Tips, substitutions and storage
Tamarind blocks vary enormously in moisture and seed content depending on origin — a Thai-labelled block (common in UK and US Asian grocers) tends to be softer and less fibrous than some Mexican or Indian blocks, and may need slightly less simmering time. Judge by texture rather than the clock: you want the pulp to have gone from a stiff brick to something you can mash easily with a spoon.
This drink keeps well, covered, in the fridge for up to five days — the sourness actually mellows slightly and rounds out after the first day, similar to the way chai concentrate improves once its spices have had time to sit in the liquid. Give it a stir before serving, as some of the finer sediment will settle at the bottom of the jug.
For a lower-sugar version, use a natural sweetener like piloncillo (unrefined Mexican cane sugar) instead of caster sugar — it dissolves a little more slowly but adds a faint molasses note that suits tamarind’s own dark, dried-fruit character well.

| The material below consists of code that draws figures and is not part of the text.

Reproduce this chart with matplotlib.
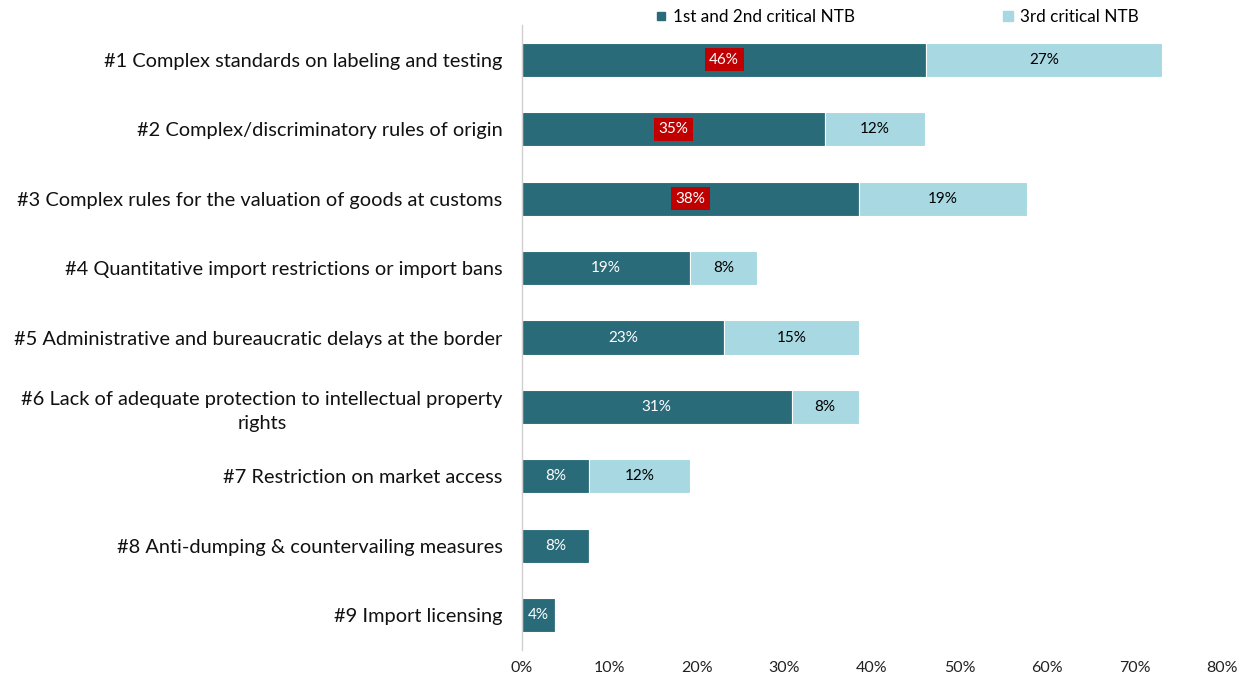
import matplotlib
matplotlib.use("Agg")
import matplotlib.pyplot as plt
from matplotlib.lines import Line2D

categories = [
    "#1 Complex standards on labeling and testing",
    "#2 Complex/discriminatory rules of origin",
    "#3 Complex rules for the valuation of goods at customs",
    "#4 Quantitative import restrictions or import bans",
    "#5 Administrative and bureaucratic delays at the border",
    "#6 Lack of adequate protection to intellectual property\nrights",
    "#7 Restriction on market access",
    "#8 Anti-dumping & countervailing measures",
    "#9 Import licensing",
]
first_second = [46.2, 34.6, 38.5, 19.2, 23.1, 30.8, 7.7, 7.7, 3.8]
third = [26.9, 11.5, 19.2, 7.7, 15.4, 7.7, 11.5, 0, 0]
highlight = [True, True, True, False, False, False, False, False, False]
series_names = ["1st and 2nd critical NTB", "3rd critical NTB"]
xticks = [0, 10, 20, 30, 40, 50, 60, 70, 80]

dark = "#2a6b7a"
light = "#a8d8e2"
red = "#c00000"

plt.rcParams['font.family'] = ['Lato', 'DejaVu Sans']

fig = plt.figure(figsize=(12.49, 6.81), dpi=100)
ax = fig.add_axes([522/1249, 1 - 650/681, 700/1249, 625/681])

y = list(range(len(categories)))
ax.barh(y, first_second, height=0.49, color=dark, edgecolor="white", linewidth=0.8)
ax.barh(y, third, left=first_second, height=0.49, color=light, edgecolor="white", linewidth=0.8)

for i, (a, b) in enumerate(zip(first_second, third)):
    if a > 0:
        if highlight[i]:
            ax.text(a / 2, i, f"{a:.0f}%", ha="center", va="center", color="white", fontsize=11,
                    bbox=dict(boxstyle="square,pad=0.3", facecolor=red, edgecolor="none"))
        else:
            ax.text(a / 2, i, f"{a:.0f}%", ha="center", va="center", color="white", fontsize=11)
    if b > 0:
        ax.text(a + b / 2, i, f"{b:.0f}%", ha="center", va="center", color="black", fontsize=11)

ax.set_ylim(len(categories) - 0.5, -0.5)
ax.set_xlim(0, 80)
ax.set_xticks(xticks)
ax.set_xticklabels([f"{t}%" for t in xticks], fontsize=11.5, color="#222222")
ax.set_yticks(y)
ax.set_yticklabels(categories, fontsize=14.4, color="#111111", multialignment="center",
                   linespacing=1.45)
ax.tick_params(axis="both", length=0)
ax.tick_params(axis="y", pad=14)
ax.tick_params(axis="x", pad=8)
for s in ["top", "right", "bottom"]:
    ax.spines[s].set_visible(False)
ax.spines["left"].set_color("#d0d0d0")
ax.spines["left"].set_linewidth(1)

handles = [Line2D([], [], marker="s", linestyle="none", color=dark, markersize=6),
           Line2D([], [], marker="s", linestyle="none", color=light, markersize=7)]
ax.legend(handles, series_names, loc="center", bbox_to_anchor=(0.535, 1.013), ncol=2,
          frameon=False, fontsize=12.3, columnspacing=8.6, handletextpad=0.3, handlelength=0.8)

fig.savefig("out.png", dpi=100)
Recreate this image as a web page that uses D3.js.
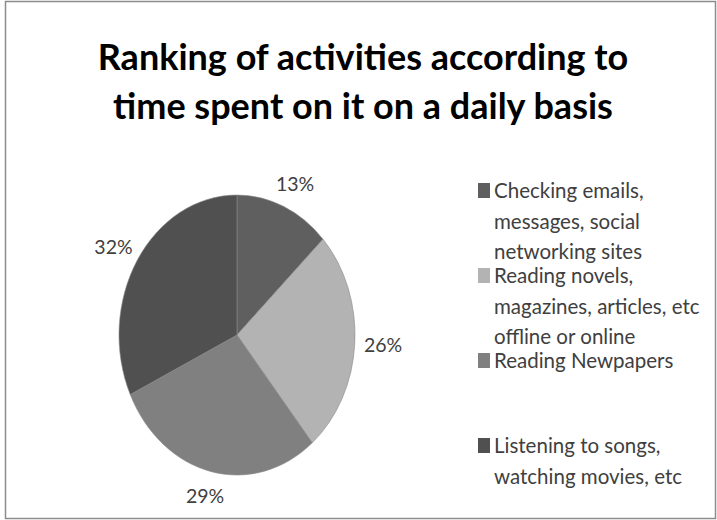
<!DOCTYPE html>
<html>
<head>
<meta charset="utf-8">
<script src="https://cdn.jsdelivr.net/npm/d3@7"></script>
<style>
  html, body { margin: 0; padding: 0; background: #fff; }
  svg { display: block; }
  text { font-family: Lato, "Open Sans", "Liberation Sans", sans-serif; }
</style>
</head>
<body>
<svg id="chart" width="717" height="520"></svg>
<script>
// Chart data
const titleLines = ["Ranking of activities according to", "time spent on it on a daily basis"];
const categories = [
  ["Checking emails,", "messages, social", "networking sites"],
  ["Reading novels,", "magazines, articles, etc", "offline or online"],
  ["Reading Newpapers"],
  ["Listening to songs,", "watching movies, etc"]
];
const values = [13, 26, 29, 32];
const colors = ["#5f5f5f", "#b3b3b3", "#808080", "#505050"];

const W = 717, H = 520;
const svg = d3.select("#chart");

// Outer frame
svg.append("rect")
  .attr("x", 5.5).attr("y", 1.5)
  .attr("width", W - 7).attr("height", H - 3)
  .attr("fill", "#fff").attr("stroke", "#8c8c8c").attr("stroke-width", 1.5);

// Title
const titleY = [70, 119];
titleLines.forEach((t, i) => {
  svg.append("text")
    .attr("x", 363).attr("y", titleY[i])
    .attr("text-anchor", "middle")
    .attr("font-size", 36)
    .attr("font-weight", 700)
    .attr("fill", "#000")
    .text(t);
});

// Pie (drawn as an ellipse, taller than wide)
const cx = 237, cy = 335, rx = 118, ry = 140;
const pie = d3.pie().sort(null).value(d => d)(values);
const arc = d3.arc().innerRadius(0).outerRadius(rx);
const labelArc = d3.arc().innerRadius(rx * 1.24).outerRadius(rx * 1.24);

const pieG = svg.append("g")
  .attr("transform", `translate(${cx},${cy}) scale(1,${ry / rx})`);
pieG.selectAll("path")
  .data(pie)
  .join("path")
  .attr("d", arc)
  .attr("fill", (d, i) => colors[i])
  .attr("stroke", "#8a8a8a")
  .attr("stroke-width", 0.6)
  .attr("vector-effect", "non-scaling-stroke");

// Percentage labels, placed just outside the rim
svg.selectAll("text.pct")
  .data(pie)
  .join("text")
  .attr("class", "pct")
  .attr("x", d => cx + labelArc.centroid(d)[0])
  .attr("y", d => cy + labelArc.centroid(d)[1] * (ry / rx) * 0.95 + 7)
  .attr("text-anchor", "middle")
  .attr("font-size", 19.5)
  .attr("fill", "#404040")
  .text(d => d.data + "%");

// Legend
const legX = 478, legTextX = 494, legTop = 198, entryGap = 85, lineGap = 30.5;
categories.forEach((lines, i) => {
  const base = legTop + entryGap * i;
  svg.append("rect")
    .attr("x", legX).attr("y", base - 15)
    .attr("width", 12).attr("height", 15)
    .attr("fill", colors[i]);
  lines.forEach((ln, j) => {
    svg.append("text")
      .attr("x", legTextX).attr("y", base + lineGap * j)
      .attr("font-size", 20.5)
      .attr("fill", "#404040")
      .text(ln);
  });
});
</script>
</body>
</html>
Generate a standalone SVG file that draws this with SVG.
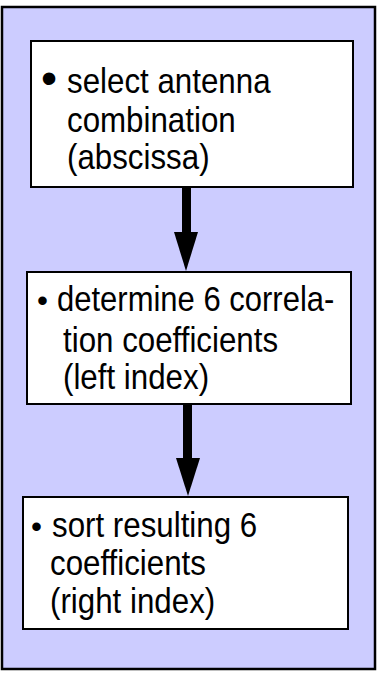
<svg xmlns="http://www.w3.org/2000/svg" width="383" height="676" viewBox="0 0 383 676">
<style>
.box{fill:#ffffff;stroke:#000000;stroke-width:2}
.t{font-family:"Liberation Sans",Arial,sans-serif;font-size:31.3px;fill:#000000}
.conn{fill:#000000;stroke:none}
</style>
<rect x="2" y="7" width="373" height="662" fill="#ccccff" stroke="#000000" stroke-width="2.5"/>
<g id="connectors">
<rect class="conn" x="182" y="187" width="9" height="46"/>
<polygon class="conn" points="174,232 198,232 186,271"/>
<rect class="conn" x="183" y="404" width="9" height="55"/>
<polygon class="conn" points="176,458 200,458 188,496"/>
</g>
<g id="node1">
<rect class="box" x="31" y="41" width="322" height="146"/>
<text class="t" x="41" y="94" style="font-size:46px">•</text>
<text class="t" transform="translate(67,93) scale(1,1.12)">select antenna</text>
<text class="t" transform="translate(67,132) scale(1,1.12)">combination</text>
<text class="t" transform="translate(67,169) scale(1,1.12)">(abscissa)</text>
</g>
<g id="node2">
<rect class="box" x="27" y="272" width="324" height="132"/>
<text class="t" x="37" y="311">•</text>
<text class="t" transform="translate(57,311) scale(1,1.12)" style="font-size:31px">determine 6 correla-</text>
<text class="t" transform="translate(63,352) scale(1,1.12)">tion coefficients</text>
<text class="t" transform="translate(63,389) scale(1,1.12)">(left index)</text>
</g>
<g id="node3">
<rect class="box" x="23" y="497" width="325" height="132"/>
<text class="t" x="31" y="537">•</text>
<text class="t" transform="translate(52,537) scale(1,1.12)">sort resulting 6</text>
<text class="t" transform="translate(50,575) scale(1,1.12)">coefficients</text>
<text class="t" transform="translate(50,613) scale(1,1.12)">(right index)</text>
</g>
</svg>
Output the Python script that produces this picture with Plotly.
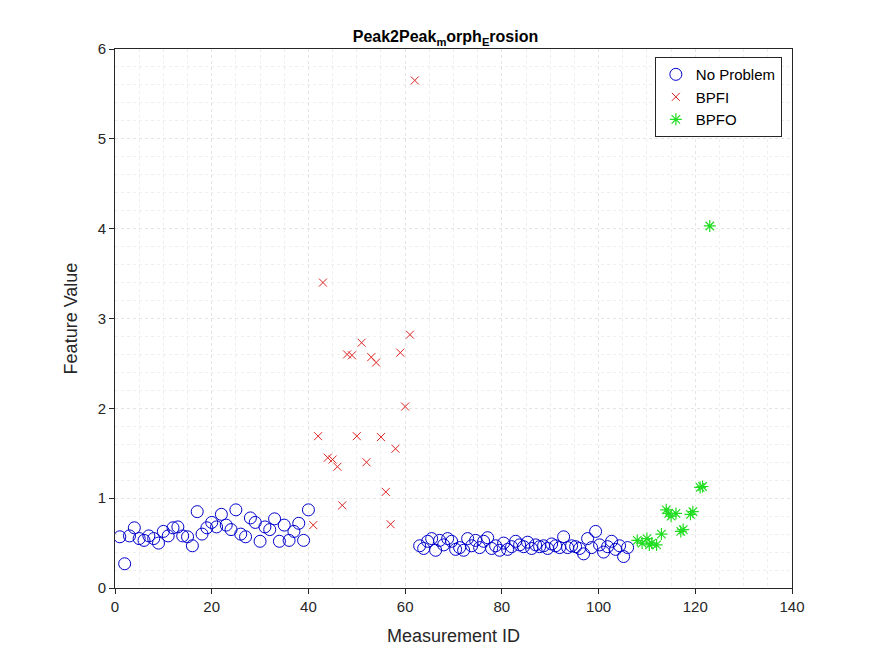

The leftover seeds and fibre from the sieving step aren’t worth keeping — most of the flavour has already gone into the strained liquid, and a second simmer of the solids yields only a faint, watery echo of the first extraction. Don’t be tempted to stretch the block further; buy a second one if you’re scaling the recipe up rather than trying to wring a third batch out of spent pulp.
Variations
A pinch of ground chilli or a rim of tajín (the chilli-lime-salt seasoning) on the glass turns this into tamarindo picante, closer to the spiced tamarind candies sold on Mexican street corners, and it’s a genuinely good pairing if you’re serving the drink alongside tacos al pastor or a plate of elote. A splash of sparkling water instead of still turns it into a passable tamarind soda. For a version with more body, blend a few dates into the strained tamarind liquid before adding the sugar — dates and tamarind share enough of a flavour family that the drink deepens rather than confuses, and you can pull back the added sugar as a result. However you take it, the block-and-sieve method is worth learning once; it’s the difference between a drink that tastes of concentrate and one that tastes unmistakably of fruit.